THE GUARDIAN

 

 

 

To infinity and beyond

by Pat Kane

November 1, 2006
The Guardian

To stir up a lasting wonder of science in young people, we must look further than crisis and curriculum, towards culture and inspiration

A Newsnight video podcast brought an intriguing little film to my attention the other day. Their arts correspondent was dispatched by his editors to sit a physics exam, in light of the recently reported shortage of physics students in England and Wales.

It started affectingly, with the reporter returning to a childhood scene - his father taking him up to Scotland to see a hydro-electric dam he had built, and the son remembering how unimpressed he was with its vast practicality. (To help us situate the "general know-nothing"-ness - Kirsty Wark's words - of the journalist, the piece opens with him digesting a corpulent biography of Flaubert).
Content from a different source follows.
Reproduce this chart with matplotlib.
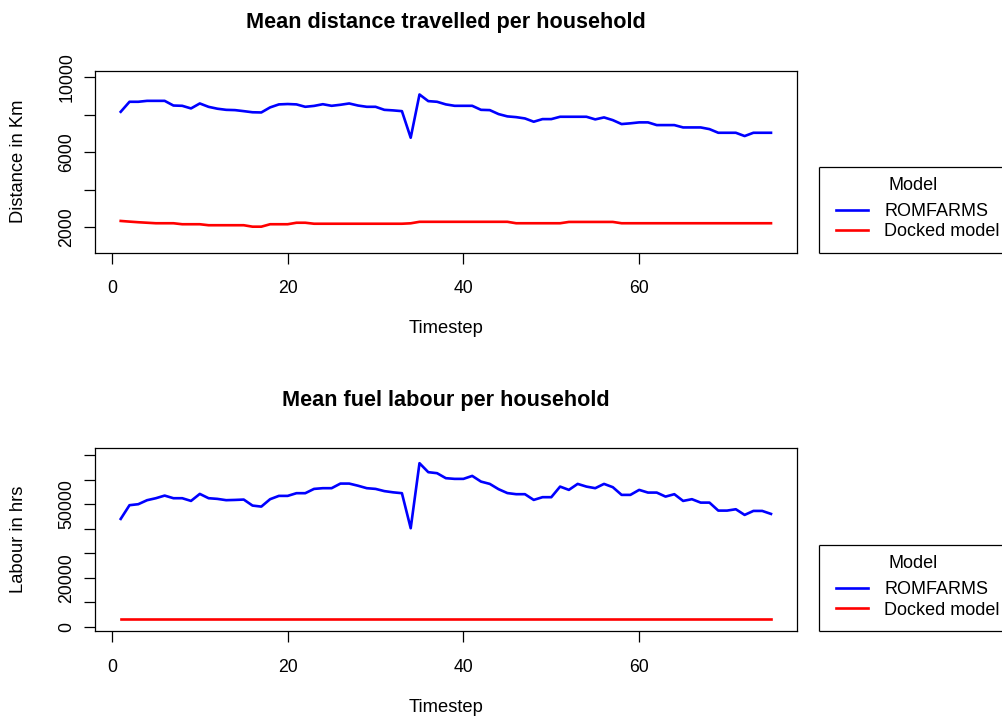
import numpy as np
import matplotlib
matplotlib.use("Agg")
import matplotlib.pyplot as plt
from matplotlib.lines import Line2D

plt.rcParams['font.family'] = ['Liberation Sans', 'DejaVu Sans']

timestep = list(range(1, 76))

# mean distance travelled per household (km)
dist_romfarms = [
    8165, 8700, 8700, 8750, 8750, 8750, 8500, 8485, 8345, 8610,
    8430, 8330, 8270, 8255, 8200, 8140, 8130, 8400, 8560, 8580,
    8560, 8432, 8480, 8570, 8485, 8540, 8610, 8500, 8432, 8432,
    8270, 8240, 8200, 6780, 9090, 8735, 8700, 8560, 8485, 8485,
    8485, 8270, 8255, 8043, 7920, 7880, 7810, 7635, 7775, 7775,
    7900, 7900, 7900, 7900, 7760, 7865, 7720, 7510, 7550, 7600,
    7600, 7455, 7455, 7455, 7330, 7330, 7330, 7240, 7045, 7045,
    7045, 6870, 7045, 7045, 7045,
]
dist_docked = [
    2336, 2300, 2267, 2240, 2213, 2213, 2213, 2160, 2160, 2160,
    2107, 2107, 2107, 2107, 2107, 2030, 2030, 2160, 2160, 2160,
    2240, 2240, 2187, 2187, 2187, 2187, 2187, 2187, 2187, 2187,
    2187, 2187, 2187, 2210, 2290, 2290, 2290, 2290, 2290, 2290,
    2290, 2290, 2290, 2290, 2290, 2213, 2213, 2213, 2213, 2213,
    2213, 2283, 2283, 2283, 2283, 2283, 2283, 2213, 2213, 2213,
    2213, 2213, 2213, 2213, 2213, 2213, 2213, 2213, 2213, 2213,
    2213, 2213, 2213, 2213, 2213,
]

# mean fuel labour per household (hrs)
labour_romfarms = [
    43960, 49550, 49960, 51590, 52400, 53470, 52400, 52400, 51300, 54160,
    52400, 52130, 51600, 51700, 51850, 49400, 48980, 52000, 53350, 53350,
    54450, 54450, 56200, 56490, 56490, 58370, 58370, 57500, 56490, 56200,
    55300, 54800, 54450, 40160, 66690, 63020, 62610, 60570, 60290, 60290,
    61500, 59180, 58240, 56080, 54500, 54040, 54040, 51710, 52820, 52820,
    57140, 55800, 58240, 57140, 56490, 58240, 56900, 53760, 53760, 55800,
    54700, 54700, 53060, 54040, 51300, 52000, 50610, 50610, 47350, 47350,
    47900, 45590, 47220, 47220, 46000,
]
labour_docked = [3000] * 75

series_names = ['ROMFARMS', 'Docked model']
series_colors = ['#0000ff', '#ff0000']

W, H = 1003, 718
fig = plt.figure(figsize=(W / 100, H / 100), dpi=100)


def fx(px):
    return px / W


def fy(px):
    return 1 - px / H


def frame_line(xs, ys):
    fig.add_artist(Line2D([fx(v) for v in xs], [fy(v) for v in ys],
                          transform=fig.transFigure, color='black', lw=0.9,
                          solid_capstyle='butt', zorder=-1))


def panel(top_px, bottom_px, title, ylabel, ys, ylim, yticks, ylabels):
    ax = fig.add_axes([fx(94.7), fy(bottom_px), 702.3 / W, (bottom_px - top_px) / H])
    for vals, name, col in zip(ys, series_names, series_colors):
        ax.plot(timestep, vals, color=col, lw=1.9, label=name)
    # R style 4% padding around the limits
    ax.set_xlim(1 - 0.04 * 74, 75 + 0.04 * 74)
    span = ylim[1] - ylim[0]
    ax.set_ylim(ylim[0] - 0.04 * span, ylim[1] + 0.04 * span)
    ax.set_xticks([0, 20, 40, 60])
    ax.set_yticks(yticks)
    ax.set_yticklabels(ylabels, rotation=90, va='center')
    ax.tick_params(axis='both', direction='out', length=8, width=0.9,
                   labelsize=12.7, colors='black')
    ax.tick_params(axis='x', pad=12)
    ax.tick_params(axis='y', pad=6)
    for s in ax.spines.values():
        s.set_linewidth(0.9)
        s.set_color('black')

    ax.text(0.5, 1.232, title, transform=ax.transAxes, ha='center',
            va='baseline', fontsize=15.6, fontweight='bold')
    ax.set_xlabel('Timestep', fontsize=13.2)
    ax.xaxis.set_label_coords(0.5, -0.418)
    ax.xaxis.label.set_va('center')
    ax.set_ylabel(ylabel, fontsize=13.2)
    ax.yaxis.set_label_coords((18.5 - 94.7) / 702.3, 0.5)
    ax.yaxis.label.set_va('center')

    # legend box level with the bottom of the plot, running off the right edge
    box_top = bottom_px - 86
    frame_line([819.3, W], [box_top, box_top])
    frame_line([819.3, 819.3], [box_top, bottom_px])
    frame_line([819.3, W], [bottom_px, bottom_px])
    fig.text(fx(913), fy(box_top + 23.5), 'Model', ha='center', va='baseline',
             fontsize=13)
    ax.legend(loc='upper left', bbox_to_anchor=(fx(836), fy(box_top + 36.5)),
              bbox_transform=fig.transFigure, borderaxespad=0, borderpad=0,
              fontsize=13, frameon=False, handlelength=1.77,
              handletextpad=0.89, labelspacing=0.17)
    return ax


panel(70.7, 252.7, 'Mean distance travelled per household', 'Distance in Km',
      [dist_romfarms, dist_docked], (1000, 10000),
      [2000, 4000, 6000, 8000, 10000], ['2000', '', '6000', '', '10000'])

panel(448.3, 631.0, 'Mean fuel labour per household', 'Labour in hrs',
      [labour_romfarms, labour_docked], (1000, 70000),
      list(range(0, 70001, 10000)),
      ['0', '', '20000', '', '', '50000', '', ''])

fig.savefig('out.png', dpi=100)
The clip ends with him lying in bed, blearily trying (and failing) to remember the difference between a "vector" and a "scalar".

I sympathise with him entirely, but from the other side of the parental divide. My eldest daughter (17) has been consciously constructing her identity as an engineer for about a year now. She'd been girl-handling various bits of technology since her early teens, but all of it in an artsy and expressive way - video camera, saxophone and bass guitar, and of course the expected digital literacies of instant messaging, fan fiction sites and Bebo (you know, Bee-bo).

But when she won a competition organised by Scottish Careers to spend a week in Nasa's Houston Space Centre, that was it. She came back as a girl with a direction, indeed a vocation. As she put it: "Once you've talked to the guy who's building the plasma rocket for the next generation of manned Mars missions, there's only one thing you want to do."

And that, it seems, is become an engineer - astrophysics and aeronautics her explicit interest, obviously, but now interested in the whole problem-solving, diagram-drawing shebang. Most relevantly, she's crash-studying advanced physics as the ticket of entry to the universities of her choice.

My daughter is a feisty, determined terrier, and I'm sure she'll think herself into her chosen future. But in terms of our angst about the reduction of interest in "hard" science, there might be some idiosyncratic lessons to draw from her trajectory.

She was brought up in the 90s' glory-days of "edutainment" - particularly Dorling-Kindersley's Eyewitness books (the Universe in 70 elegantly illustrated pages), and David Attenborough breathlessly traversing the natural world on television. A regular family ritual was to drag her down to both the Transport and the Kelvingrove museums in Glasgow - those cavernous sandstone storehouses of industrial reliquary and imperial booty. (My youngest one now benefits from the city's gleaming Science Museum on the Clyde).

How do you incite a lasting wonder at how form, function and utility is wrested out of the materiality of the world? I'm convinced (and she corroborates) that these family experiences at least made my daughter friendly to science and technology. Municipal authorities, and quality media, both have a real role to play in maintaining and developing these "people's palaces" of sci-tech glory.

The other observation comes from watching my daughter fill in her successful competition form for the Nasa trip, which presented various plausible engineering challenges, such as designing a robot arm for the next Mars mission. Her design was resourced entirely through Google searches, conducted from several different homes and locations during the 2005 school holidays. And all this mixed in with the usual trips and fun times.

I'm sure that a milieu of playful, inquisitive conviviality, supported by all the info-structures now available, can generate a love of science as much as any more sternly economic or even patriotic imperatives ("where are our nation's engineers?" and so on). Should we only look to schools to primarily generate more engineers - or might there need to be a much more popular culture of tinkering, hackerism, and techno-fascination?

The success of Make magazine, or TV shows such as Mythbusters, in America show a possible enlargement of the interests of the digital generation - from messing around with code, to messing around with machinery. Charles Leadbeater's forthcoming book We-Think - which you can mess around with online at the moment - speaks about the rise of the pro-amateur, those hobbyists who apply professional standards of research or practice to their obsession.

Of course, as the Stern report (and just before it, Al Gore's An Inconvenient Truth) reverberates through our consciousness, evoking a society of limits and self-restraint that puts an end to heedless consumerism, we may be ending up with a lot of stray social energies floating around, looking for application. If Stern is serious about the role for technological innovation in addressing our climate crisis, then the world is ready for a new generation of inspired engineers.

But my daughter's frankly joyous and cartwheeling journey into an engineer's identity strikes me as a useful cautionary note. Is it only fear of calamity, of eventual ecocide, that might motivate young technical problem-solvers and visionaries to take up their instruments?

We need to remember the sheer excitement, that breaking of the surly bonds of earth, involved in creating a piece of engineering which does more with less, which improves the efficiency of the world. That excitement may well drive different processes in the future, if the Great Greening of the planet is about to truly begin.

But I saw a girl's proximity to a rocket to Mars turn her interest from movie storyboards to mass spectrometers, in barely a week. Perhaps we need to address the crisis of science education as being much more about inspiration and culture, than about curriculum and prosperity, or even crisis and necessity.